Как вспугнутая стая голубей, мечутся его мысли. Только теперь он понимает весь ужас недоразумения. Стыд и досада за собственную глупость охватывают его, но в то же время и безумная боль. Он знает, что Марго для него потеряна навеки, но чувствует, что любит ее неизменно, теперь, быть может, еще сильнее, с безнадежной тоской о недостижимом. А Елизавета, — он точно с гневом отталкивает от себя ее образ: ведь ее преданность и подавленный теперь огонь ее страсти не могут ему дать столько, сколько одна улыбка или прикосновение руки Марго. Покажись ему тогда Елизавета, он полюбил бы ее. тогда он был еще ребенком в своих желаниях, но теперь в тысячах грез имя Марго прожгло его душу, и он не в силах удалить его из своей жизни.

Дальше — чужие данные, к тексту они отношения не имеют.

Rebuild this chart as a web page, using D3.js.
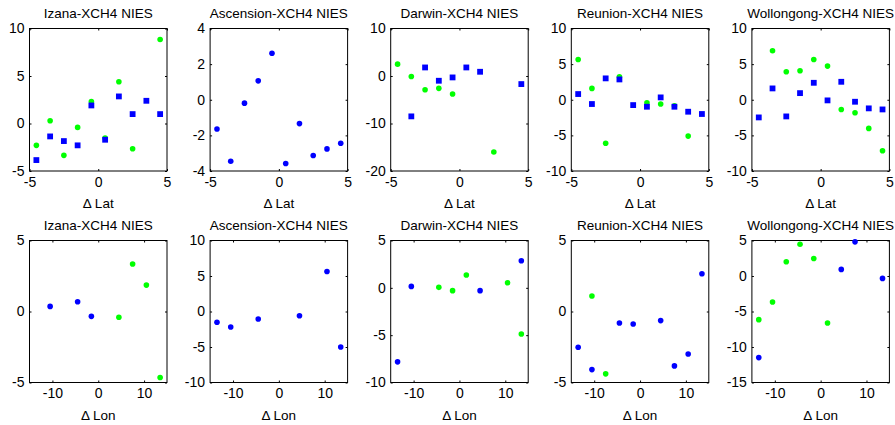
<!DOCTYPE html>
<html>
<head>
<meta charset="utf-8">
<script src="https://cdn.jsdelivr.net/npm/d3@7"></script>
<style>
  body { margin: 0; background: #fff; }
  svg { display: block; font-family: "Liberation Sans", Arial, sans-serif; }
</style>
</head>
<body>
<svg id="chart" width="895" height="425"></svg>
<script>
// grid positions of the cells
const latX = [-4.5, -3.5, -2.5, -1.5, -0.5, 0.5, 1.5, 2.5, 3.5, 4.5]
const lonX = [-13.5, -10.5, -7.5, -4.5, -1.5, 1.5, 4.5, 7.5, 10.5, 13.5]

const sites = ["Izana", "Ascension", "Darwin", "Reunion", "Wollongong"]

// top row: vs latitude
const izanaLatBlue = [-3.85, -1.36, -1.85, -2.30, 1.90, -1.71, 2.85, 0.99, 2.39, 0.99]
const izanaLatGreen = [-2.30, 0.29, -3.35, -0.41, 2.32, -1.53, 4.39, -2.65, null, 8.84]
const ascensionLatBlue = [-1.64, -3.45, -0.19, 1.06, 2.61, -3.58, -1.34, -3.13, -2.76, -2.44]
const ascensionLatGreen = [null, null, null, null, null, null, null, null, null, null]
const darwinLatBlue = [null, -8.5, 1.8, -1.0, -0.3, 1.8, 0.89, null, null, -1.7]
const darwinLatGreen = [2.5, -0.09, -2.9, -2.6, -3.8, null, null, -16.0, null, null]
const reunionLatBlue = [0.8, -0.6, 3.0, 2.85, -0.75, -0.98, 0.33, -0.98, -1.68, -2.0]
const reunionLatGreen = [5.65, 1.59, -6.1, 3.22, null, -0.42, -0.6, -0.84, -5.1, null]
const wollongongLatBlue = [-2.48, 1.59, -2.34, 0.93, 2.38, -0.09, 2.52, -0.28, -1.21, -1.36]
const wollongongLatGreen = [null, 6.87, 3.93, 4.07, 5.65, 4.72, -1.36, -1.82, -4.02, -7.15]

// bottom row: vs longitude
const izanaLonBlue = [null, 0.36, null, 0.69, -0.34, null, null, null, null, null]
const izanaLonGreen = [null, null, null, null, null, null, -0.41, 3.34, 1.86, -4.65]
const ascensionLonBlue = [-1.52, -2.18, null, -1.05, null, null, -0.59, null, 5.64, -4.99]
const ascensionLonGreen = [null, null, null, null, null, null, null, null, null, null]
const darwinLonBlue = [-7.82, 0.15, null, null, null, null, -0.30, null, null, 2.86]
const darwinLonGreen = [null, null, null, 0.05, -0.30, 1.35, null, null, 0.54, -4.87]
const reunionLonBlue = [-2.52, -4.09, null, -0.81, -0.88, null, -0.64, -3.83, -2.99, 2.66]
const reunionLonGreen = [null, 1.09, -4.39, null, null, null, null, null, null, null]
const wollongongLonBlue = [-11.49, null, null, null, null, null, 0.93, 4.81, null, -0.34]
const wollongongLonGreen = [-6.15, -3.67, 2.0, 4.48, 2.47, -6.62, null, null, null, null]

// axis limits and ticks
const latYLim = [[-5, 10], [-4, 4], [-20, 10], [-10, 10], [-10, 10]]
const latYTicks = [[-5, 0, 5, 10], [-4, -2, 0, 2, 4], [-20, -10, 0, 10], [-10, -5, 0, 5, 10], [-10, -5, 0, 5, 10]]
const lonYLim = [[-5, 5], [-10, 10], [-10, 5], [-5, 5], [-15, 5]]
const lonYTicks = [[-5, 0, 5], [-10, -5, 0, 5, 10], [-10, -5, 0, 5], [-5, 0, 5], [-15, -10, -5, 0, 5]]
const latXTicks = [-5, 0, 5]
const lonXTicks = [-10, 0, 10]

const latBlueShape = ["square", "circle", "square", "square", "square"]

const latBlue = [izanaLatBlue, ascensionLatBlue, darwinLatBlue, reunionLatBlue, wollongongLatBlue]
const latGreen = [izanaLatGreen, ascensionLatGreen, darwinLatGreen, reunionLatGreen, wollongongLatGreen]
const lonBlue = [izanaLonBlue, ascensionLonBlue, darwinLonBlue, reunionLonBlue, wollongongLonBlue]
const lonGreen = [izanaLonGreen, ascensionLonGreen, darwinLonGreen, reunionLonGreen, wollongongLonGreen]

const svg = d3.select("#chart")

const boxW = 137.5
const colLeft = i => 29.5 + i * 180.6
const rows = [
  {top: 28.5, bottom: 171, xs: latX, xLim: [-5, 5], xTicks: latXTicks, label: "\u0394 Lat",
   yLim: latYLim, yTicks: latYTicks, blue: latBlue, green: latGreen, shape: latBlueShape},
  {top: 240.5, bottom: 382.5, xs: lonX, xLim: [-15, 15], xTicks: lonXTicks, label: "\u0394 Lon",
   yLim: lonYLim, yTicks: lonYTicks, blue: lonBlue, green: lonGreen, shape: ["circle", "circle", "circle", "circle", "circle"]}
]

const fmt = d => String(d)

rows.forEach(function(row) {
  sites.forEach(function(site, i) {
    const left = colLeft(i)
    const x = d3.scaleLinear().domain(row.xLim).range([left, left + boxW])
    const y = d3.scaleLinear().domain(row.yLim[i]).range([row.bottom, row.top])

    const g = svg.append("g")

    function styleAxis(a) {
      a.select(".domain").remove()
      a.selectAll(".tick line").attr("stroke", "#000")
      a.selectAll(".tick text").attr("fill", "#000").attr("font-size", 14)
    }

    g.append("g")
      .attr("transform", `translate(${left},0)`)
      .call(d3.axisLeft(y).tickValues(row.yTicks[i]).tickSize(-2).tickPadding(5).tickFormat(fmt))
      .call(styleAxis)
    g.append("g")
      .attr("transform", `translate(${left + boxW},0)`)
      .call(d3.axisRight(y).tickValues(row.yTicks[i]).tickSize(-2).tickFormat(""))
      .call(styleAxis)
    g.append("g")
      .attr("transform", `translate(0,${row.bottom})`)
      .call(d3.axisBottom(x).tickValues(row.xTicks).tickSize(-2).tickPadding(6).tickFormat(fmt))
      .call(styleAxis)
    g.append("g")
      .attr("transform", `translate(0,${row.top})`)
      .call(d3.axisTop(x).tickValues(row.xTicks).tickSize(-2).tickFormat(""))
      .call(styleAxis)

    g.append("rect")
      .attr("x", left).attr("y", row.top)
      .attr("width", boxW).attr("height", row.bottom - row.top)
      .attr("fill", "none").attr("stroke", "#000").attr("stroke-width", 1)

    const greenPts = row.xs.map((xv, k) => ({x: xv, y: row.green[i][k]})).filter(d => d.y != null)
    const bluePts = row.xs.map((xv, k) => ({x: xv, y: row.blue[i][k]})).filter(d => d.y != null)

    g.selectAll("circle.green")
      .data(greenPts)
      .join("circle")
        .attr("class", "green")
        .attr("cx", d => x(d.x))
        .attr("cy", d => y(d.y))
        .attr("r", 2.8)
        .attr("fill", "#00ff00")

    if (row.shape[i] === "square") {
      g.selectAll("rect.blue")
        .data(bluePts)
        .join("rect")
          .attr("class", "blue")
          .attr("x", d => x(d.x) - 2.9)
          .attr("y", d => y(d.y) - 2.9)
          .attr("width", 5.8)
          .attr("height", 5.8)
          .attr("fill", "#0000ff")
    } else {
      g.selectAll("circle.blue")
        .data(bluePts)
        .join("circle")
          .attr("class", "blue")
          .attr("cx", d => x(d.x))
          .attr("cy", d => y(d.y))
          .attr("r", 2.8)
          .attr("fill", "#0000ff")
    }

    g.append("text")
      .attr("x", left + boxW / 2)
      .attr("y", row.top - 11)
      .attr("text-anchor", "middle")
      .attr("font-size", 13.5)
      .text(site + "-XCH4 NIES")

    g.append("text")
      .attr("x", left + boxW / 2)
      .attr("y", row.bottom + 37)
      .attr("text-anchor", "middle")
      .attr("font-size", 13.5)
      .text(row.label)
  })
})
</script>
</body>
</html>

Он чувствует, что у него темнеет в глазах, и неотступная дума постепенно изливается в слезах. Напрасно, как в первые дни своей болезни, силится он в долгие одинокие часы вызвать образ Марго: словно тень, на этот образ надвигается Елизавета со своими полными страсти глазами, и тогда все путается, и он должен мучительно обдумывать, как все это произошло с самого начала. Его охватывает стыд, когда он думает о том, как он стоял под окном Марго и звал ее, и жалость к тихой белокурой Елизавете, для которой у него не нашлось ни слова, ни взгляда за все эти дни, когда его благодарность к ней должна была бы разгореться ярким огнем.

На следующее утро Марго входит к нему ненадолго. Его охватывает дрожь от ее близости, и он не смеет взглянуть ей в глаза. Что она ему говорит? Он едва слышит ее, дикое жужжанье в висках громче ее голоса. Лишь тогда, когда она от него уходит, он снова охватывает жадным взором весь ее образ. Он чувствует: сильнее он ее никогда не любил.

После обеда приходит Елизавета. В ее руках, когда она иногда погладит его, чувствуется какая-то интимность, а ее голос тих, слегка приглушен. Она говорит с какой-то робостью о безразличных вещах, как будто боится выдать себя, говоря о себе или о нем. Он сам не знает хорошенько, что чувствует к ней. Иногда жалость, а иногда признательность за ее любовь; но сказать ей ничего не может. Он едва решается на нее смотреть, из боязни солгать ей.

Каждый день теперь она приходит и остается подолгу. Кажется, что с того часа, как меж ними возникла тайна, неуверенность исчезла. Но они не решаются никогда говорить о тех часах, в темноте парка.

Однажды Елизавета сидит около его кровати. На дворе яркое солнце, зеленое отражение от качающихся верхушек дрожит на стенах. Ее волосы в такие минуты кажутся огненными, как горящие облака, ее кожа бледна и прозрачна, все ее тело кажется просвечивающим и легким. С подушки, на которую падает тень, он видит вблизи себя ее улыбающееся лицо, но оно кажется ему таким далеким, потому что озаряется светом, который до него не доходит. И когда она к нему наклоняется так, что глаза кажутся более глубокими и убегают внутрь, как темные спирали, когда она нагибается, его рука обхватывает ее тело, наклоняет к себе ее голову и целует ее в тонкие, влажные губы. Она сильно дрожит, но не сопротивляется и только печально гладит рукой его волосы. И говорит потом с глубоким вздохом и нежной грустью в голосе:

— Ты любишь ведь только Марго.

До самого его сердца доходит это самоотречение, это тихое, бессильное отчаяние, но до глубины души — это имя, которое его потрясает. Он не решается лгать в этот момент. Он молчит.

Она еще раз тихонько целует его в губы, почти как сестра, и, не сказав ни слова, уходит.

Это был единственный раз, когда они говорили об этом. Через несколько дней выздоравливающего выводят в сад, где уже первые желтые листья гонятся по дорожке друг за другом, и рано наступающий вечер навевает осеннюю грусть. Еще несколько дней, и он уже с трудом двигается один и в последний раз в этом году прогуливается под сенью сплетающихся дерев, которые громче, угрюмее шумят теперь, качаемые ветром, чем тогда, в эти три теплые летние ночи. Тоскуя, мальчик идет туда, на то место. Ему кажется, что тут воздвигнута невидимая темная стена, за которой лежит, канув во тьму, его детство, а впереди перед ним расстилается новый мир — опасный и чужой.